On sait depuis longtemps quelles branches sont les premières victimes de cette situation : l’hôtellerie et la restauration, l’agroalimentaire, certains métiers de bouche, certains métiers de la santé, l’accompagnement des personnes âgées dépendantes, les transports, l’informatique. Concernant la restauration, je suis plus dubitatif que l’auteur de la proposition de résolution sur l’impact positif de l’émission MasterChef : aujourd'hui, pour une grande partie de nos concitoyens, l’image de ce secteur est aussi associée, me semble-t-il, aux fast-foods et à la précarité.
Les causes de ces difficultés à pourvoir des emplois sont finalement fort différentes suivant les secteurs : déficit d’image, conditions de travail difficiles, faiblesse des salaires, réelle pénurie de candidats qualifiés dans certains métiers, tels que ceux de l’informatique. Nous avons besoin, à cet égard, de renforcer l’offre de notre système éducatif.
Le Gouvernement, ainsi que les régions, qui interviennent beaucoup dans ce domaine, ont pris des mesures pour remédier à ces difficultés. Deux plans successifs visant à offrir, respectivement, 30 000 et 100 000 formations prioritaires aux métiers en tension ont été mis en œuvre, avec des résultats qui ont dépassé les objectifs. Le programme « compétences clés », en matière d’informatique et de langues, rencontre un grand succès, avec 50 000 formations annuelles. Des dispositifs comme la préparation opérationnelle à l’emploi permettent d’apporter à des candidats des compétences pouvant être rapidement acquises, afin qu’ils puissent sortir du chômage. En 2014, c’est un total de 446 000 formations professionnelles qui ont été financées, soit une hausse de près de 9 % par rapport à 2013.
D'ailleurs, la proposition de résolution souligne cet effort considérable, consenti prioritairement en faveur de la formation des demandeurs d’emploi, trop longtemps reléguée au second plan.

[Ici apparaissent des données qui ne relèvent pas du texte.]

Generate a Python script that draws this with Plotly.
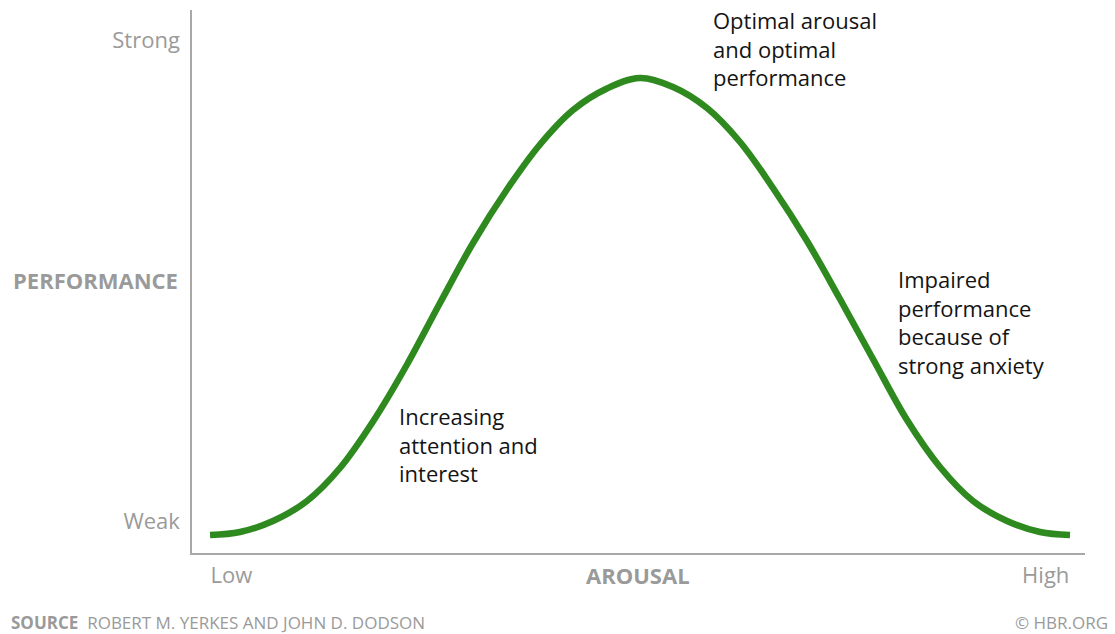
import plotly.graph_objects as go

# Curve (arousal 0-100, performance 0-100)
arousal = [2.02, 5.38, 9.07, 12.88, 16.57, 20.27, 24.08, 27.77, 31.47, 35.27, 38.97,
           42.67, 46.47, 50.17, 53.86, 57.67, 61.37, 65.06, 68.87, 72.56, 76.26,
           80.07, 83.76, 87.46, 91.27, 94.96, 98.32]
performance = [3.31, 3.87, 5.89, 9.58, 15.65, 24.22, 34.71, 46.04, 57.09, 66.94, 75.23,
               81.58, 85.54, 87.48, 85.82, 81.95, 75.69, 67.22, 57.46, 46.78, 35.73,
               24.49, 15.84, 9.58, 5.89, 3.87, 3.31]

y_tick_vals = [5.9, 94.5]
y_tick_text = ["Weak", "Strong"]
x_tick_vals = [4.4, 95.6]
x_tick_text = ["Low", "High"]

GRAY = "#9a9a9a"
GREEN = "#2e8a1e"
FONT = "Open Sans"

W, H = 1115, 634
L, R, T, B = 192, 1085, 10, 553


def px(x):
    return (x - L) / (R - L)


def py(y):
    return (B - y) / (B - T)


fig = go.Figure()
fig.add_trace(go.Scatter(x=arousal, y=performance, mode="lines",
                         line=dict(color=GREEN, width=6.5, shape="spline", smoothing=1.0),
                         hoverinfo="skip", showlegend=False))

fig.update_layout(
    width=W, height=H,
    margin=dict(l=L, r=W - R, t=T, b=H - B),
    paper_bgcolor="white", plot_bgcolor="white",
    font=dict(family=FONT, color=GRAY, size=22),
    xaxis=dict(range=[0, 100], showgrid=False, zeroline=False, showline=True,
               linecolor="#a8a8a8", linewidth=1.5, tickvals=x_tick_vals,
               ticktext=x_tick_text, ticks="", ticklabelstandoff=2,
               tickfont=dict(size=22, color=GRAY, family=FONT)),
    yaxis=dict(range=[0, 100], showgrid=False, zeroline=False, showline=True,
               linecolor="#a8a8a8", linewidth=1.5, tickvals=y_tick_vals,
               ticktext=y_tick_text, ticks="", ticklabelstandoff=6,
               tickfont=dict(size=22, color=GRAY, family=FONT)),
)

ann = []
# axis titles
ann.append(dict(x=px(95), y=py(280), text="<b>PERFORMANCE</b>", xanchor="center",
                yanchor="middle", font=dict(size=22, color=GRAY, family=FONT)))
ann.append(dict(x=px(638), y=py(575), text="<b>AROUSAL</b>", xanchor="center",
                yanchor="middle", font=dict(size=22, color=GRAY, family=FONT)))
# callouts
callouts = [
    (711, 48, "Optimal arousal<br>and optimal<br>performance"),
    (896, 322, "Impaired<br>performance<br>because of<br>strong anxiety"),
    (397, 444, "Increasing<br>attention and<br>interest"),
]
for x0, y0, t in callouts:
    ann.append(dict(x=px(x0), y=py(y0), text=t, xanchor="left", yanchor="middle",
                    align="left", font=dict(size=22, color="#141414", family=FONT)))
# footer
ann.append(dict(x=px(9), y=py(622), text="<b>SOURCE</b>  ROBERT M. YERKES AND JOHN D. DODSON",
                xanchor="left", yanchor="middle",
                font=dict(size=17, color=GRAY, family=FONT)))
ann.append(dict(x=px(1110), y=py(622), text="© HBR.ORG", xanchor="right", yanchor="middle",
                font=dict(size=17, color=GRAY, family=FONT)))

for a in ann:
    a.update(xref="paper", yref="paper", showarrow=False)
fig.update_layout(annotations=ann)

fig.write_html("out.html", config={"displayModeBar": False},
               post_script="document.body.style.margin='0';document.body.style.overflow='hidden';")
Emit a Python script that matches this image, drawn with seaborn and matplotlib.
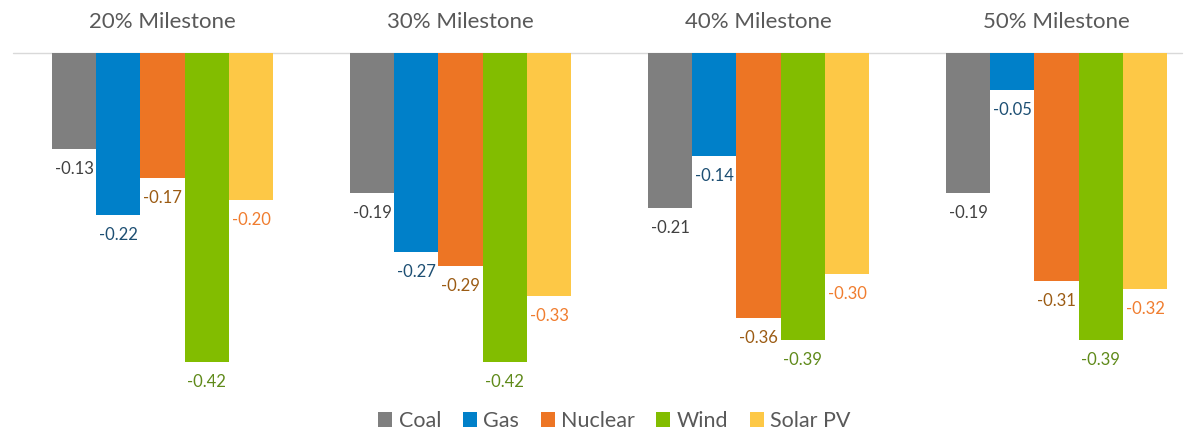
import pandas as pd
import numpy as np
import seaborn as sns
import matplotlib.pyplot as plt
from matplotlib.patches import Patch

sns.set_style("white")
plt.rcParams['font.family'] = ['Lato', 'DejaVu Sans']

milestones = ['20% Milestone', '30% Milestone', '40% Milestone', '50% Milestone']
sources = ['Coal', 'Gas', 'Nuclear', 'Wind', 'Solar PV']
coal = [-0.13, -0.19, -0.21, -0.19]
gas = [-0.22, -0.27, -0.14, -0.05]
nuclear = [-0.17, -0.29, -0.36, -0.31]
wind = [-0.42, -0.42, -0.39, -0.39]
solar = [-0.20, -0.33, -0.30, -0.32]

bar_colors = ['#7F7F7F', '#0080C9', '#ED7524', '#82BD00', '#FDC846']
label_colors = ['#404040', '#1D4F73', '#9B5B13', '#5F8A1A', '#F07D2F']

rows = []
for src, vals in zip(sources, [coal, gas, nuclear, wind, solar]):
    for m, v in zip(milestones, vals):
        rows.append({'milestone': m, 'source': src, 'value': v})
df = pd.DataFrame(rows)

fig = plt.figure(figsize=(11.91, 4.30), dpi=100)
ax = fig.add_axes([0, 0, 1, 1])

sns.barplot(data=df, x='milestone', y='value', hue='source', order=milestones,
            hue_order=sources, palette=bar_colors, width=0.742, linewidth=0,
            saturation=1, errorbar=None, legend=False, ax=ax)

# pixel mapping: first group centre at 162.5 px, groups 298 px apart, zero at 53 px, 736 px per unit
ax.set_xlim(-162.5 / 298, (1191 - 162.5) / 298)
ax.set_ylim(-(430 - 53) / 736, 53 / 736)
ax.axis('off')

ax.plot([(13 - 162.5) / 298, (1182 - 162.5) / 298], [0, 0], color='#D9D9D9', lw=1, zorder=0)

for cont, lc in zip(ax.containers, label_colors):
    for bar in cont:
        v = bar.get_height()
        ax.text(bar.get_x() + bar.get_width() / 2, v - 20 / 736, f'{v:.2f}',
                ha='center', va='center', fontsize=12, color=lc)

for i, m in enumerate(milestones):
    ax.text(i, (53 - 22) / 736, m, ha='center', va='center', fontsize=16, color='#595959')

handles = [Patch(facecolor=c, edgecolor='none', label=s) for s, c in zip(sources, bar_colors)]
fig.legend(handles=handles, loc='center', bbox_to_anchor=(0.516, 1 - 421 / 430), ncol=5,
           frameon=False, fontsize=15.5, labelcolor='#595959', handlelength=0.65,
           handleheight=0.65, handletextpad=0.3, columnspacing=1.0)

plt.savefig('out.png', dpi=100)
plt.close()
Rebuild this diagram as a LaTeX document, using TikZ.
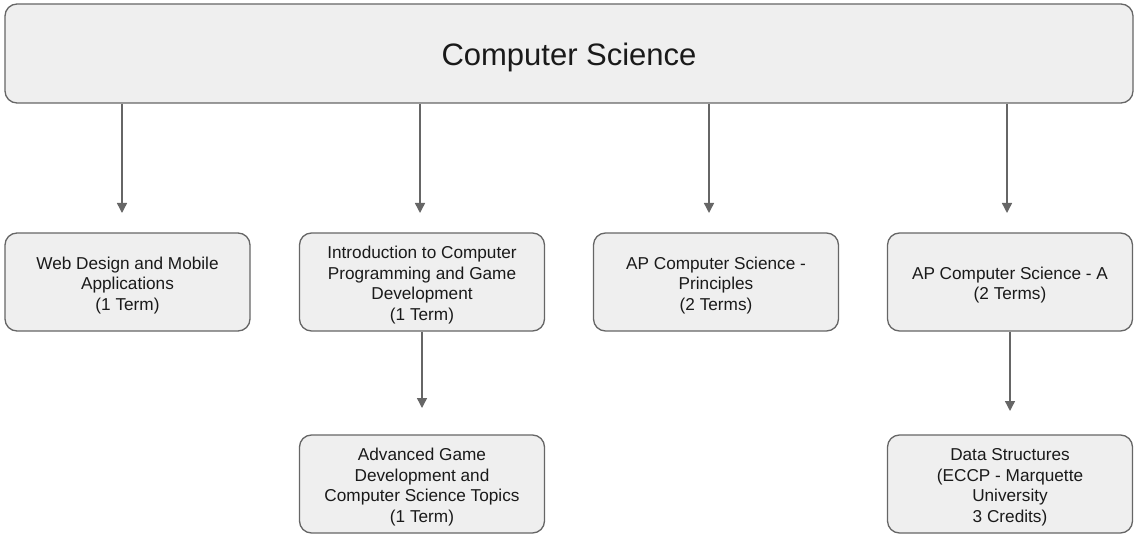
\documentclass[tikz,border=0pt]{standalone}
\usepackage{fontspec}
\setmainfont{Liberation Sans}
\usetikzlibrary{arrows.meta}
\definecolor{boxfill}{HTML}{EFEFEF}
\definecolor{boxline}{HTML}{666666}
\definecolor{txt}{HTML}{1A1A1A}
\newcommand{\topstrut}{\rule{0pt}{19pt}}
\tikzset{
  box/.style={draw=boxline, fill=boxfill, line width=1.3pt, rounded corners=12pt,
    minimum width=245pt, minimum height=98pt, align=center, text=txt,
    font=\fontsize{17.2}{20.5}\selectfont, inner sep=0pt},
  titlebox/.style={box, minimum width=1128pt, minimum height=99pt, font=\fontsize{31}{36}\selectfont},
  arr/.style={draw=boxline, line width=1.4pt, -{Triangle[width=10pt,length=10pt]}}
}
\begin{document}
\begin{tikzpicture}[x=1pt,y=-1pt]
\useasboundingbox (0,0) rectangle (1140,540);
\node[titlebox] (top) at (569,53.5) {\rule{0pt}{30.5pt}Computer Science};
\node[box] (c1) at (127.5,282) {\topstrut Web Design and Mobile\\Applications\\(1 Term)};
\node[box] (c2) at (422,282) {\topstrut Introduction to Computer\\Programming and Game\\Development\\(1 Term)};
\node[box] (c3) at (716,282) {\topstrut AP Computer Science -\\Principles\\(2 Terms)};
\node[box] (c4) at (1010,282) {\topstrut AP Computer Science - A\\(2 Terms)};
\node[box] (d2) at (422,484) {\topstrut Advanced Game\\Development and\\Computer Science Topics\\(1 Term)};
\node[box] (d4) at (1010,484) {\topstrut Data Structures\\(ECCP - Marquette\\University\\3 Credits)};
\coordinate (a1) at (122,213);
\coordinate (a2) at (420,213);
\coordinate (a3) at (709,213);
\coordinate (a4) at (1007,213);
\coordinate (b2) at (422,408);
\coordinate (b4) at (1010,411);
\draw[arr] (top.south -| a1) -- (a1);
\draw[arr] (top.south -| a2) -- (a2);
\draw[arr] (top.south -| a3) -- (a3);
\draw[arr] (top.south -| a4) -- (a4);
\draw[arr] (c2.south) -- (b2);
\draw[arr] (c4.south) -- (b4);
\end{tikzpicture}
\end{document}
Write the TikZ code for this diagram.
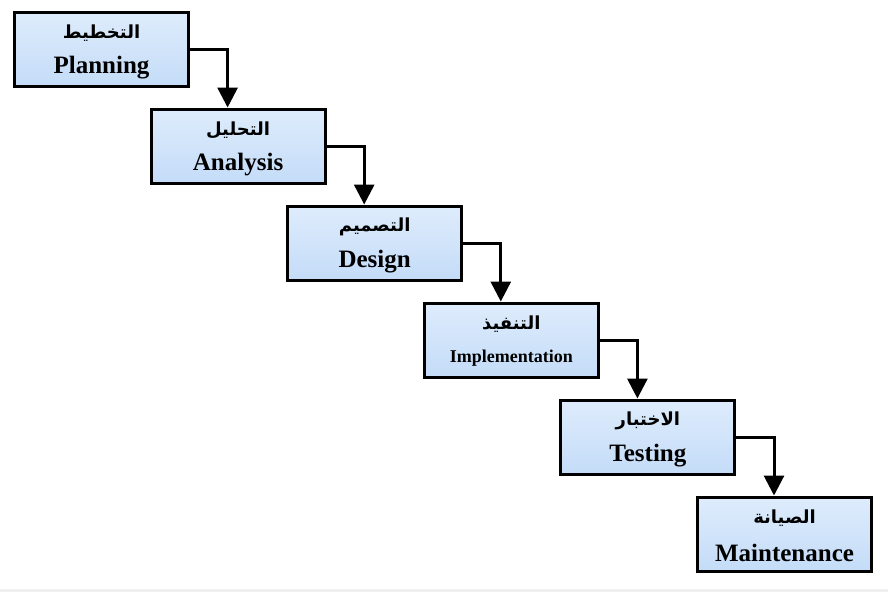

Cependant, il est exact que les dispositifs de formation, qui dépendent d’une multitude d’acteurs, sont aujourd'hui trop nombreux et trop complexes ; un large consensus existe sur ce point. De ce fait, on peut légitimement s’interroger sur le degré d’efficacité de la dépense de 32 milliards d’euros consentie chaque année pour le secteur de la formation professionnelle. Chacun sait bien que des gains d’efficacité sans doute importants peuvent être réalisés.
À cet égard, la proposition de résolution de Jean Desessard et du groupe écologiste est intéressante. Les technologies dont on dispose aujourd’hui permettent un pilotage en continu des statistiques relatives aux postes vacants, afin d’éviter que des emplois ne soient pas pourvus, notamment dans les métiers en tension. Un guide de pilotage des formations accessibles aux demandeurs d’emploi pourrait ainsi être mis en place, en collaboration avec les différents partenaires, au premier rang desquels Pôle emploi, les régions ou encore l’Association nationale pour la formation professionnelle des adultes, l’AFPA. Il faudra veiller à ce que simplicité et facilité d’utilisation soient les maîtres mots de son élaboration.
Bien sûr, il importe aussi que les conseillers de Pôle emploi aient une réponse à apporter aux demandeurs d’emploi, dont ils sont les premiers interlocuteurs. Il faut qu’ils puissent leur faire une ou des propositions pour leur redonner des perspectives concrètes, ce qui implique qu’ils aient accès à une information complète, actualisée, fiable et réactive.
Pour toutes ces raisons, monsieur le ministre, nous soutenons, sur le principe, cette proposition de résolution, en vous demandant de nous indiquer quelles perspectives vous-même et vos services pouvez ouvrir en ce domaine.